A deal to resolve the tensions has yet to materialize despite months of negotiations, and if U.S. President Donald Trump goes ahead with Dec. 15 tariffs on some $156 billion of Chinese exports to the United States, including cellphones, laptop computers, toys and clothing, that would be bad news for the crucial holiday shopping season. Even if a deal is reached, Trump's propensity to swiftly change his mind, particularly against the backdrop of a bid for re-election next year, will keep the Fed guessing.
IF THE YIELD CURVE INVERTS OR FUNDING STRESS EMERGES AGAIN
One financial market indicator that several Fed officials fret about is the shape of the so-called "yield curve." When it inverts - effectively when short-term securities pay a higher rate of interest than longer-term ones - it suggests that investors expect a recession. In March, the spread between 3-month Treasury bills and 10-year notes inverted for the first time since 2007, which gave succor to the Fed's decision to begin cutting interest rates in July. It has since returned to a normal upward slope. Should it invert again, jitters may return.

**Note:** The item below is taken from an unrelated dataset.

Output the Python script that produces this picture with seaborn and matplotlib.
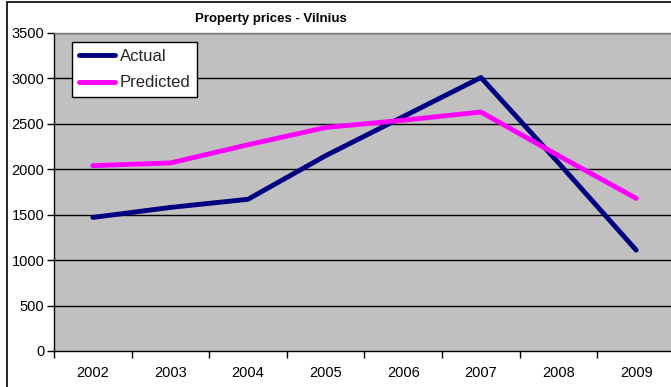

As in real life, the Fed has to deal with unexpected events. Oil shocks in the 1970s hit the United States after an embargo by Arab exporters and the Iranian revolution, forcing the Fed to raise rates to tame a surge in inflation. Another oil shock today would have less impact, as the United States has diversified its energy base. The Fed was also caught off guard by the severity of the last U.S. recession and the 2008 global financial crisis, which made the central bank cut interest rates to near zero and launch several controversial bond-buying programs to keep the economy afloat.
Other crises that forced the Fed to respond included the Sept. 11, 2001, attacks on the United States and the Black Friday market collapse in the 1980s. In 2015, the Fed raised rates less than it planned as financial markets dropped on concerns over slowing Chinese economic growth. Simply put, with the global economy so interconnected, what happens elsewhere - from Britain's protracted attempts to leave the European Union to democracy protests in Hong Kong - is on the Fed's radar.